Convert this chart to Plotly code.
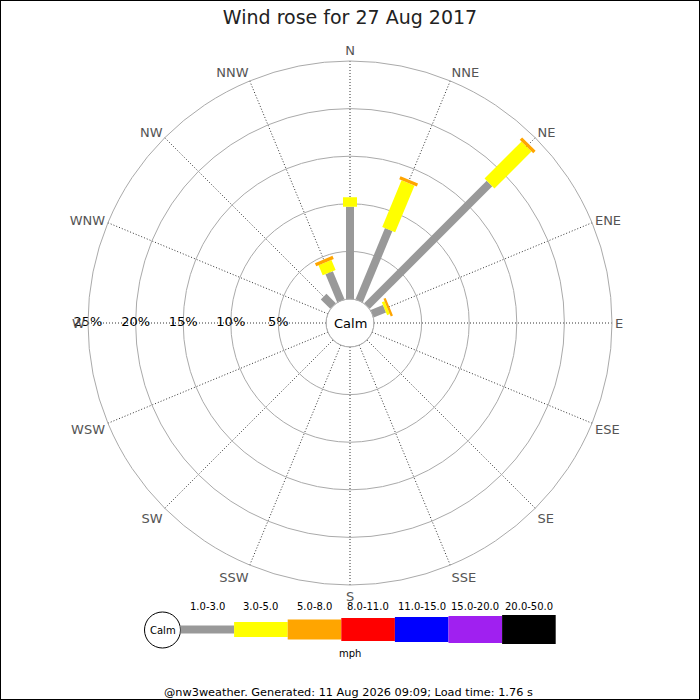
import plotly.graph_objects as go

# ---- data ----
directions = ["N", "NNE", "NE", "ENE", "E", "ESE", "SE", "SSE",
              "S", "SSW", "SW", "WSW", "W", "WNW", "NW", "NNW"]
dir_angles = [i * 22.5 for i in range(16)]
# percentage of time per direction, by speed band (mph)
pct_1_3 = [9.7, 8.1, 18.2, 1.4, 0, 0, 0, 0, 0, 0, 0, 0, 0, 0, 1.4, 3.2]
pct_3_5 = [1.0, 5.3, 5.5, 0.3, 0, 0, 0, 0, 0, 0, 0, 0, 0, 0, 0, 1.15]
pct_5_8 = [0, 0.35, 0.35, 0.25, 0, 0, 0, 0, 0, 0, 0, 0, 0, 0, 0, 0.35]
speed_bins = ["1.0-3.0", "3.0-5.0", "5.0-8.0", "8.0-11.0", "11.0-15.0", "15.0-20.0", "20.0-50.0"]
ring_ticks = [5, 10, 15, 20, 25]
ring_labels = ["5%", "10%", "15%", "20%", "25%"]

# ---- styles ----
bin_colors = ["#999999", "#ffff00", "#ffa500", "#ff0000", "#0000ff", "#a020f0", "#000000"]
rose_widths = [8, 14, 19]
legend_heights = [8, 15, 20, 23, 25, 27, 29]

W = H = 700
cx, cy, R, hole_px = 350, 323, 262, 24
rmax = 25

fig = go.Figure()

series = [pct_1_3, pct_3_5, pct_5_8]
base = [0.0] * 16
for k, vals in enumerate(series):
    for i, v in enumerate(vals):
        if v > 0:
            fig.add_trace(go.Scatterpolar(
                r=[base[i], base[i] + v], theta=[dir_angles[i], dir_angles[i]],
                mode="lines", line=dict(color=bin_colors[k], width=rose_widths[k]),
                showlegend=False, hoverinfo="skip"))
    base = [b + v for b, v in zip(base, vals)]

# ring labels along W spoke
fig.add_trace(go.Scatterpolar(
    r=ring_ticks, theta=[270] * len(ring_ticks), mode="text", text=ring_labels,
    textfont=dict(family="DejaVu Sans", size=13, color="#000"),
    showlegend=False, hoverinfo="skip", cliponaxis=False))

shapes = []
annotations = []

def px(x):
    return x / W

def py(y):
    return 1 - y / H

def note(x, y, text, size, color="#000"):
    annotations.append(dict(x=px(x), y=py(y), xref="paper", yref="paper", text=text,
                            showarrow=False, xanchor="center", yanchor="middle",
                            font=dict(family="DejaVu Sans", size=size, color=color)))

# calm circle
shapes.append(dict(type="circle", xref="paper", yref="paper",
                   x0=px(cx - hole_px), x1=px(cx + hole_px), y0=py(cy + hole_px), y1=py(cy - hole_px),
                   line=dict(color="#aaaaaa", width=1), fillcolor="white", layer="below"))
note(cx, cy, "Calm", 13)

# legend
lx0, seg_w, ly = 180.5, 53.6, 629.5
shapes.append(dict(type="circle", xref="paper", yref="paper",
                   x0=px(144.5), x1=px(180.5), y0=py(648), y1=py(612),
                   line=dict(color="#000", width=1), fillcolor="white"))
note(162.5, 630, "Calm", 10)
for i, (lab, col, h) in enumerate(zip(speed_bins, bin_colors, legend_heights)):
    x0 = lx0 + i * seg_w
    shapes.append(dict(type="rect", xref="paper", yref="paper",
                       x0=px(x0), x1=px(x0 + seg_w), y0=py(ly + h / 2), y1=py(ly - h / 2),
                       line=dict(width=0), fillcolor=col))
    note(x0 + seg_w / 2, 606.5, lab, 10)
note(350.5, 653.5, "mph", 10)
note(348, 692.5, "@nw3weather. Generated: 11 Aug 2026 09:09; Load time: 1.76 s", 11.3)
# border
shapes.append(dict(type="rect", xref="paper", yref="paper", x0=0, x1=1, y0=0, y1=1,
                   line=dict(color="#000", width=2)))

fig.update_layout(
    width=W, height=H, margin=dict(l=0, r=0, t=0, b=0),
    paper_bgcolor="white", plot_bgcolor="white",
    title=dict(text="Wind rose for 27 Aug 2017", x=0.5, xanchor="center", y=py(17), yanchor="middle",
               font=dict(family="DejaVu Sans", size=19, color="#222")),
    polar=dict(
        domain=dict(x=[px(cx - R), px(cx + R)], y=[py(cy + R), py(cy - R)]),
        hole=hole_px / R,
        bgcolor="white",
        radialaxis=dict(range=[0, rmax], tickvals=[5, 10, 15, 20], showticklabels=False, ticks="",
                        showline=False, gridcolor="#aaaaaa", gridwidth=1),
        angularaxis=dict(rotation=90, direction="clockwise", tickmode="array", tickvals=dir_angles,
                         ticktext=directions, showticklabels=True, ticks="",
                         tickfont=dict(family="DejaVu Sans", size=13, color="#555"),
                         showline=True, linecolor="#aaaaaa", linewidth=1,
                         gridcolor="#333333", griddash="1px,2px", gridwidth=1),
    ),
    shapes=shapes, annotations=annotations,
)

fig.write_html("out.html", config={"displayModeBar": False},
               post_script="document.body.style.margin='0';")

--------------------------------

→ Short exercise:
Every line is to be duplicated exactly, though pictures stay out.

→ Answer below:
Convert this chart to Plotly code.
import plotly.graph_objects as go

# ---- data ----
directions = ["N", "NNE", "NE", "ENE", "E", "ESE", "SE", "SSE",
              "S", "SSW", "SW", "WSW", "W", "WNW", "NW", "NNW"]
dir_angles = [i * 22.5 for i in range(16)]
# percentage of time per direction, by speed band (mph)
pct_1_3 = [9.7, 8.1, 18.2, 1.4, 0, 0, 0, 0, 0, 0, 0, 0, 0, 0, 1.4, 3.2]
pct_3_5 = [1.0, 5.3, 5.5, 0.3, 0, 0, 0, 0, 0, 0, 0, 0, 0, 0, 0, 1.15]
pct_5_8 = [0, 0.35, 0.35, 0.25, 0, 0, 0, 0, 0, 0, 0, 0, 0, 0, 0, 0.35]
speed_bins = ["1.0-3.0", "3.0-5.0", "5.0-8.0", "8.0-11.0", "11.0-15.0", "15.0-20.0", "20.0-50.0"]
ring_ticks = [5, 10, 15, 20, 25]
ring_labels = ["5%", "10%", "15%", "20%", "25%"]

# ---- styles ----
bin_colors = ["#999999", "#ffff00", "#ffa500", "#ff0000", "#0000ff", "#a020f0", "#000000"]
rose_widths = [8, 14, 19]
legend_heights = [8, 15, 20, 23, 25, 27, 29]

W = H = 700
cx, cy, R, hole_px = 350, 323, 262, 24
rmax = 25

fig = go.Figure()

series = [pct_1_3, pct_3_5, pct_5_8]
base = [0.0] * 16
for k, vals in enumerate(series):
    for i, v in enumerate(vals):
        if v > 0:
            fig.add_trace(go.Scatterpolar(
                r=[base[i], base[i] + v], theta=[dir_angles[i], dir_angles[i]],
                mode="lines", line=dict(color=bin_colors[k], width=rose_widths[k]),
                showlegend=False, hoverinfo="skip"))
    base = [b + v for b, v in zip(base, vals)]

# ring labels along W spoke
fig.add_trace(go.Scatterpolar(
    r=ring_ticks, theta=[270] * len(ring_ticks), mode="text", text=ring_labels,
    textfont=dict(family="DejaVu Sans", size=13, color="#000"),
    showlegend=False, hoverinfo="skip", cliponaxis=False))

shapes = []
annotations = []

def px(x):
    return x / W

def py(y):
    return 1 - y / H

def note(x, y, text, size, color="#000"):
    annotations.append(dict(x=px(x), y=py(y), xref="paper", yref="paper", text=text,
                            showarrow=False, xanchor="center", yanchor="middle",
                            font=dict(family="DejaVu Sans", size=size, color=color)))

# calm circle
shapes.append(dict(type="circle", xref="paper", yref="paper",
                   x0=px(cx - hole_px), x1=px(cx + hole_px), y0=py(cy + hole_px), y1=py(cy - hole_px),
                   line=dict(color="#aaaaaa", width=1), fillcolor="white", layer="below"))
note(cx, cy, "Calm", 13)

# legend
lx0, seg_w, ly = 180.5, 53.6, 629.5
shapes.append(dict(type="circle", xref="paper", yref="paper",
                   x0=px(144.5), x1=px(180.5), y0=py(648), y1=py(612),
                   line=dict(color="#000", width=1), fillcolor="white"))
note(162.5, 630, "Calm", 10)
for i, (lab, col, h) in enumerate(zip(speed_bins, bin_colors, legend_heights)):
    x0 = lx0 + i * seg_w
    shapes.append(dict(type="rect", xref="paper", yref="paper",
                       x0=px(x0), x1=px(x0 + seg_w), y0=py(ly + h / 2), y1=py(ly - h / 2),
                       line=dict(width=0), fillcolor=col))
    note(x0 + seg_w / 2, 606.5, lab, 10)
note(350.5, 653.5, "mph", 10)
note(348, 692.5, "@nw3weather. Generated: 11 Aug 2026 09:09; Load time: 1.76 s", 11.3)
# border
shapes.append(dict(type="rect", xref="paper", yref="paper", x0=0, x1=1, y0=0, y1=1,
                   line=dict(color="#000", width=2)))

fig.update_layout(
    width=W, height=H, margin=dict(l=0, r=0, t=0, b=0),
    paper_bgcolor="white", plot_bgcolor="white",
    title=dict(text="Wind rose for 27 Aug 2017", x=0.5, xanchor="center", y=py(17), yanchor="middle",
               font=dict(family="DejaVu Sans", size=19, color="#222")),
    polar=dict(
        domain=dict(x=[px(cx - R), px(cx + R)], y=[py(cy + R), py(cy - R)]),
        hole=hole_px / R,
        bgcolor="white",
        radialaxis=dict(range=[0, rmax], tickvals=[5, 10, 15, 20], showticklabels=False, ticks="",
                        showline=False, gridcolor="#aaaaaa", gridwidth=1),
        angularaxis=dict(rotation=90, direction="clockwise", tickmode="array", tickvals=dir_angles,
                         ticktext=directions, showticklabels=True, ticks="",
                         tickfont=dict(family="DejaVu Sans", size=13, color="#555"),
                         showline=True, linecolor="#aaaaaa", linewidth=1,
                         gridcolor="#333333", griddash="1px,2px", gridwidth=1),
    ),
    shapes=shapes, annotations=annotations,
)

fig.write_html("out.html", config={"displayModeBar": False},
               post_script="document.body.style.margin='0';")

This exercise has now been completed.